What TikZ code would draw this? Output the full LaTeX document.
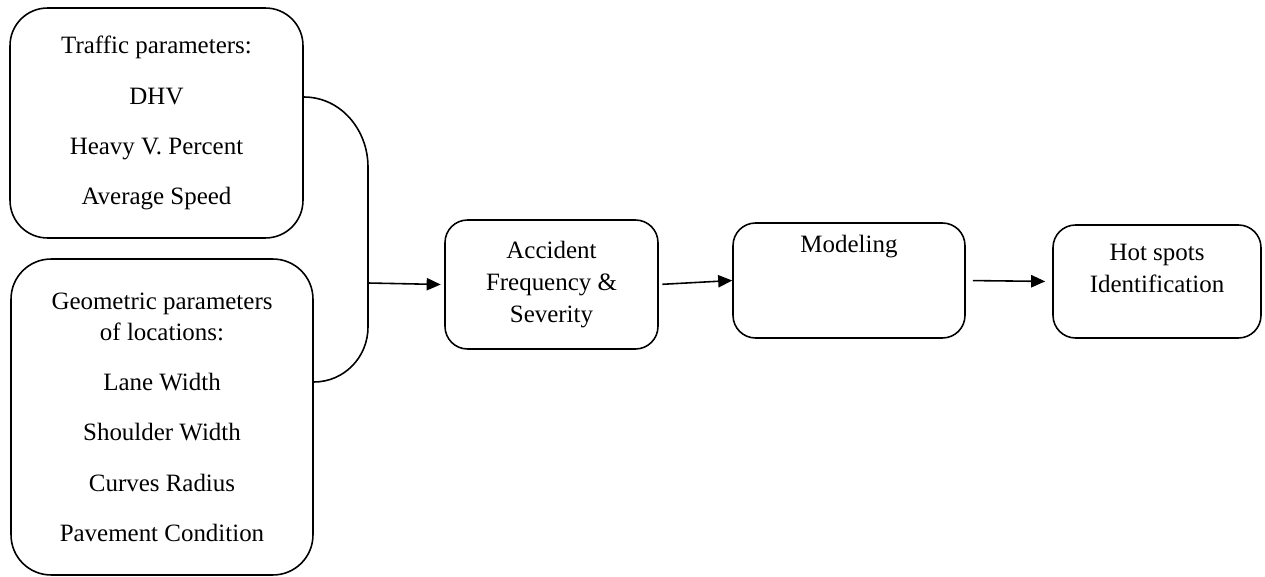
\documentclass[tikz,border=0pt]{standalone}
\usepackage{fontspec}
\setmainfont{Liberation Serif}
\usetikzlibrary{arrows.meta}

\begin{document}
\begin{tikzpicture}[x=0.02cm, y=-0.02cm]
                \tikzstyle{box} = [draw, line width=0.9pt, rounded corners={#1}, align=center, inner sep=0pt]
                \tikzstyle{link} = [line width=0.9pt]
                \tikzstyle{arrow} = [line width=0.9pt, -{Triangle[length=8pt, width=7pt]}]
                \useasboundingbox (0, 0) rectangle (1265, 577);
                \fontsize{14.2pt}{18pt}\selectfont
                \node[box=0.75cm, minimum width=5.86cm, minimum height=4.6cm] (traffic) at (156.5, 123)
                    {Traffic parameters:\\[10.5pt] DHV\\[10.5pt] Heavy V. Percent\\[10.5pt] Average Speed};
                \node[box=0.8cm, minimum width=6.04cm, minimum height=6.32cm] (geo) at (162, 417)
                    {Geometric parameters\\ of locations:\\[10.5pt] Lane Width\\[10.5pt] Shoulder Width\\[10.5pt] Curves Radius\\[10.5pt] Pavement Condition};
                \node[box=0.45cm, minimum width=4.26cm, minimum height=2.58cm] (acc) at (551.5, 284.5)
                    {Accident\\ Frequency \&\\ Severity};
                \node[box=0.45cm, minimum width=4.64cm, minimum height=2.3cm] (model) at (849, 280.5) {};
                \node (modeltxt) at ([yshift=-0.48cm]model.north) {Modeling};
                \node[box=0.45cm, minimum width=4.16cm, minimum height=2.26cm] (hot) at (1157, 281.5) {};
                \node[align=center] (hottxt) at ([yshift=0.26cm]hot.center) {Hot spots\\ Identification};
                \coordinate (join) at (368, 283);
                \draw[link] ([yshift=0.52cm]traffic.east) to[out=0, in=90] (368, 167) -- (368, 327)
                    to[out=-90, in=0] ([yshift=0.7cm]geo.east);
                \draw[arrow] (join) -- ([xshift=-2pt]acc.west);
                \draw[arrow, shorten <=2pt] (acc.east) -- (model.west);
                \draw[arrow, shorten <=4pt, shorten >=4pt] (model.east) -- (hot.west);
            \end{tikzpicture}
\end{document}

*****

=== WHAT TO DO ===
Working from the material above, transcribe it exactly while omitting pictures.

=== THE REPLY ===
What TikZ code would draw this? Output the full LaTeX document.
\documentclass[tikz,border=0pt]{standalone}
\usepackage{fontspec}
\setmainfont{Liberation Serif}
\usetikzlibrary{arrows.meta}

\begin{document}
\begin{tikzpicture}[x=0.02cm, y=-0.02cm]
                \tikzstyle{box} = [draw, line width=0.9pt, rounded corners={#1}, align=center, inner sep=0pt]
                \tikzstyle{link} = [line width=0.9pt]
                \tikzstyle{arrow} = [line width=0.9pt, -{Triangle[length=8pt, width=7pt]}]
                \useasboundingbox (0, 0) rectangle (1265, 577);
                \fontsize{14.2pt}{18pt}\selectfont
                \node[box=0.75cm, minimum width=5.86cm, minimum height=4.6cm] (traffic) at (156.5, 123)
                    {Traffic parameters:\\[10.5pt] DHV\\[10.5pt] Heavy V. Percent\\[10.5pt] Average Speed};
                \node[box=0.8cm, minimum width=6.04cm, minimum height=6.32cm] (geo) at (162, 417)
                    {Geometric parameters\\ of locations:\\[10.5pt] Lane Width\\[10.5pt] Shoulder Width\\[10.5pt] Curves Radius\\[10.5pt] Pavement Condition};
                \node[box=0.45cm, minimum width=4.26cm, minimum height=2.58cm] (acc) at (551.5, 284.5)
                    {Accident\\ Frequency \&\\ Severity};
                \node[box=0.45cm, minimum width=4.64cm, minimum height=2.3cm] (model) at (849, 280.5) {};
                \node (modeltxt) at ([yshift=-0.48cm]model.north) {Modeling};
                \node[box=0.45cm, minimum width=4.16cm, minimum height=2.26cm] (hot) at (1157, 281.5) {};
                \node[align=center] (hottxt) at ([yshift=0.26cm]hot.center) {Hot spots\\ Identification};
                \coordinate (join) at (368, 283);
                \draw[link] ([yshift=0.52cm]traffic.east) to[out=0, in=90] (368, 167) -- (368, 327)
                    to[out=-90, in=0] ([yshift=0.7cm]geo.east);
                \draw[arrow] (join) -- ([xshift=-2pt]acc.west);
                \draw[arrow, shorten <=2pt] (acc.east) -- (model.west);
                \draw[arrow, shorten <=4pt, shorten >=4pt] (model.east) -- (hot.west);
            \end{tikzpicture}
\end{document}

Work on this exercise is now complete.